__Given problem__: In the listing that follows, retype every line from the first through the one containing "var series = [odor, dust, exhaust, fumes];". Pictures are to be left out.
** START Stored data **
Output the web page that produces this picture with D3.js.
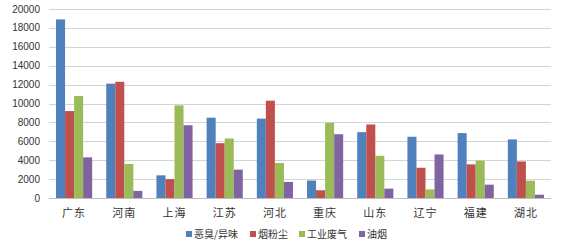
<!DOCTYPE html>
<html>
<head>
<meta charset="utf-8">
<script src="https://cdn.jsdelivr.net/npm/d3@7"></script>
<style>
  body { margin: 0; background: #fff; }
  svg text { font-family: "Noto Sans CJK SC", "DejaVu Sans", sans-serif; fill: #333; }
</style>
</head>
<body>
<div id="chart"></div>
<script>
var provinces = ["广东", "河南", "上海", "江苏", "河北", "重庆", "山东", "辽宁", "福建", "湖北"];
var seriesNames = ["恶臭/异味", "烟粉尘", "工业废气", "油烟"];
var odor    = [18900, 12100, 2400, 8500, 8400, 1850, 6970, 6480, 6870, 6200];
var dust    = [9200, 12300, 2000, 5800, 10300, 820, 7780, 3200, 3560, 3870];
var exhaust = [10800, 3600, 9800, 6300, 3700, 7950, 4470, 910, 3950, 1830];
var fumes   = [4300, 750, 7700, 3000, 1700, 6750, 990, 4610, 1410, 350];
var yTicks = [0, 2000, 4000, 6000, 8000, 10000, 12000, 14000, 16000, 18000, 20000];

var colors = ["#4F81BD", "#C0504D", "#9BBB59", "#8064A2"];
var series = [odor, dust, exhaust, fumes];

var margins = {top: 9, right: 551, bottom: 198, left: 49},
    width = 566, height = 246;

var svg = d3.select("#chart").append("svg")
    .attr("width", width)
    .attr("height", height);

var x = d3.scaleBand()
    .domain(provinces)
    .range([margins.left, margins.right])
    .paddingInner(0.28)
    .paddingOuter(0.14);

var x1 = d3.scaleBand()
    .domain(d3.range(series.length))
    .range([0, x.bandwidth()]);

var y = d3.scaleLinear()
    .domain([0, 20000])
    .range([margins.bottom, margins.top]);

// gridlines
svg.append("g")
    .selectAll("line")
    .data(yTicks.slice(1))
    .enter().append("line")
    .attr("x1", margins.left)
    .attr("x2", margins.right)
    .attr("y1", function(d) { return Math.round(y(d)) + 0.5; })
    .attr("y2", function(d) { return Math.round(y(d)) + 0.5; })
    .style("stroke", "#d4d4d4")
    .style("stroke-width", 1);

// y tick labels
svg.append("g")
    .selectAll("text")
    .data(yTicks)
    .enter().append("text")
    .attr("x", 40)
    .attr("y", function(d) { return y(d); })
    .attr("dy", "0.35em")
    .attr("text-anchor", "end")
    .style("font-family", "Arial, 'Liberation Sans', sans-serif")
    .style("font-size", "10px")
    .text(function(d) { return d; });

// bars
var groups = svg.append("g")
    .selectAll("g")
    .data(series)
    .enter().append("g")
    .style("fill", function(d, k) { return colors[k]; });

groups.each(function(values, k) {
    d3.select(this).selectAll("rect")
        .data(values)
        .enter().append("rect")
        .attr("x", function(d, i) { return x(provinces[i]) + x1(k); })
        .attr("y", function(d) { return y(d); })
        .attr("width", x1.bandwidth())
        .attr("height", function(d) { return y(0) - y(d); });
});

// baseline
svg.append("line")
    .attr("x1", margins.left)
    .attr("x2", margins.right)
    .attr("y1", margins.bottom + 0.5)
    .attr("y2", margins.bottom + 0.5)
    .style("stroke", "#bfbfbf");

// x labels
svg.append("g")
    .selectAll("text")
    .data(provinces)
    .enter().append("text")
    .attr("x", function(d) { return x(d) + x.bandwidth() / 2; })
    .attr("y", 213)
    .attr("dy", "0.35em")
    .attr("text-anchor", "middle")
    .style("font-size", "11px")
    .style("letter-spacing", "1px")
    .text(function(d) { return d; });

// legend
var legendX = [186, 250, 299, 359];
var legend = svg.append("g")
    .selectAll("g")
    .data(seriesNames)
    .enter().append("g")
    .attr("transform", function(d, k) { return "translate(" + legendX[k] + ",234)"; });

legend.append("rect")
    .attr("x", 0)
    .attr("y", -3)
    .attr("width", 6)
    .attr("height", 6)
    .style("fill", function(d, k) { return colors[k]; });

legend.append("text")
    .attr("x", 8)
    .attr("y", 0)
    .attr("dy", "0.35em")
    .style("font-size", "10px")
    .text(function(d) { return d; });
</script>
</body>
</html>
** END Stored data **
__The completed task__:
Output the web page that produces this picture with D3.js.
<!DOCTYPE html>
<html>
<head>
<meta charset="utf-8">
<script src="https://cdn.jsdelivr.net/npm/d3@7"></script>
<style>
  body { margin: 0; background: #fff; }
  svg text { font-family: "Noto Sans CJK SC", "DejaVu Sans", sans-serif; fill: #333; }
</style>
</head>
<body>
<div id="chart"></div>
<script>
var provinces = ["广东", "河南", "上海", "江苏", "河北", "重庆", "山东", "辽宁", "福建", "湖北"];
var seriesNames = ["恶臭/异味", "烟粉尘", "工业废气", "油烟"];
var odor    = [18900, 12100, 2400, 8500, 8400, 1850, 6970, 6480, 6870, 6200];
var dust    = [9200, 12300, 2000, 5800, 10300, 820, 7780, 3200, 3560, 3870];
var exhaust = [10800, 3600, 9800, 6300, 3700, 7950, 4470, 910, 3950, 1830];
var fumes   = [4300, 750, 7700, 3000, 1700, 6750, 990, 4610, 1410, 350];
var yTicks = [0, 2000, 4000, 6000, 8000, 10000, 12000, 14000, 16000, 18000, 20000];

var colors = ["#4F81BD", "#C0504D", "#9BBB59", "#8064A2"];
var series = [odor, dust, exhaust, fumes];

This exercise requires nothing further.